In my last published opinion piece in this newspaper I made the point that the decrease in Australian prisoner numbers since the peak in April 2010 had been greatest in NSW, where the fall had been nearly 10 per cent up to December 2011. I went on to suggest that this was no doubt the result of the new policy being pursued by the O'Farrell government. The numbers are correct and may be confirmed by reference to the Bureau of Statustics data issued in March, but my opinion that the decrease was due to the new policy of the O'Farrell government may have been premature.
Since I wrote that piece it has been brought to my attention that the NSW Premier, Mr Barry O'Farrell, was quoted in a Sydney newspaper saying that he wanted to toughen the bail laws in his state which would have the effect of increasing the numbers of people in jail. If that occurred, it is possible, even likely, that the overall prisoner population in NSW would start increasing again. As NSW is by far the most populous Australian state, such a change could even cause the national totals also to start rising again.

It is not clear to me exactly why the premier wanted to increase the numbers of remand prisoners, as I had been led to believe that his government was pursuing a more rational and less emotional approach to law and order.
This new policy, I understand, has been led by the Attorney-General, Greg Smith but it is possible that some differences of opinion have developed between O'Farrell and Smith on the bail-or-remand question. The bail-or-remand decision in all jurisdictions is always a crucial part of a fair and effective criminal justice system, and it is very frequently a subject which attracts significant differences of opinion. Even though the words may vary from place to place, as a matter of law there is a presumption in favour of bail: unless remand in custody is necessary to prevent the continuation or the repetition of a crime; if the accused person is of no fixed abode and is unlikely to appear in court for the trial; if there is some probability that the accused person may try to influence potential witnesses; or if the accused person is in danger of harm in the community.
As a matter of law, remand in custody is not intended to be a punishment as the accused person has not been convicted or sentenced at that stage of the legal proceedings. That being the case, it is a matter of some concern that many studies have shown that a relatively large proportion of the people who were remanded in custody were eventually acquitted by the courts. This type of outcome fuels the belief in the community that there are some magistrates who order remand in custody to give the accused person a ''taste'' of jail as a lesson or deterrent against future law-breaking.
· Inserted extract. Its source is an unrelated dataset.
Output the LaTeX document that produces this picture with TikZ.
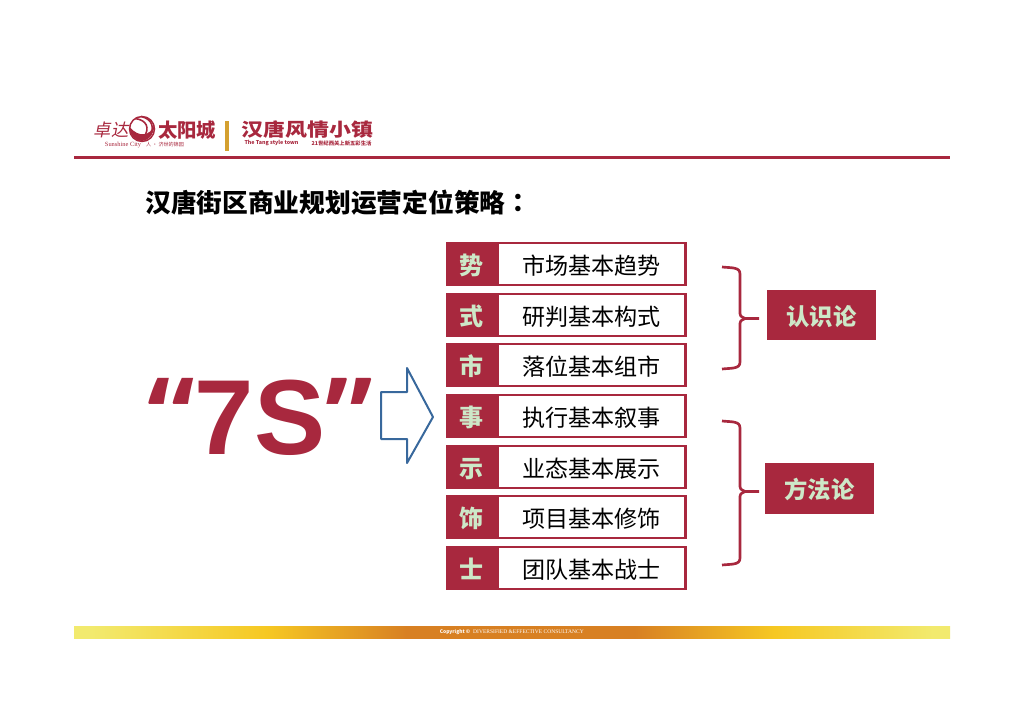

I have, from time to time, argued in favour of a slightly increased use of remand in custody. During the period until 2008 when I was the chair of the ACT Crime Prevention Committee and the ACT Police Consultative Board, many cases were brought to the attention of these bodies where an accused person was granted bail even while they were on bail for a similar offence. In some cases bail had been granted on three or four previous occasions.
I suggested in these pages that this practice was not in the best interests of the community and that presumption in favour of bail should be amended, as a matter of law or practice, so that people who were already on bail should expect that a second or third charge would result in a short period of custody, say one or two weeks. I also suggested that this should have the effect of making accused people realise that the granting of bail was serious business that had obligations.
In my view, my proposal would have been consistent with the law covering the bail or remand decision because it aimed to prevent the repetition of the criminal behaviour.
Needless to say, even though a few people publicly supported my proposal, it did not result in any action being taken by the ACT government.
The actual number of people held on remand at any time is the product of two separate factors, the first of which is the number of people remanded in custody, and the second is the average length of time they are held in this state of limbo. A reduction in either of these factors will reduce the overall number. In some Australian jurisdictions a significant number of remandees have been held for more than a year, or even more than two years, awaiting trial.
This issue is further complicated by the fact that in some cases remandees actively seek to delay the trial (by claiming, for example, that they need more time to prepare the defence) because they know that they will eventually be sentenced to jail and their time on remand will be deducted from the imposed sentence. Meanwhile, on remand they enjoy more generous visiting privileges than sentenced prisoners.
The ACT is currently conducting a ''blitz'' in the administration of the court system which aims to reduce the unacceptable delays in cases passing through the system. There is no way of knowing objectively whether or not this is achieving its goal, but that will be possible later in the year, specifically after the release of the ABS data in late September which will take the figures to the end of June. At that time we will be able to tell whether or not there have been any significant changes in the numbers of remandees in both NSW and the ACT. Watch this space for details.
David Biles is a Canberra-based consultant criminologist.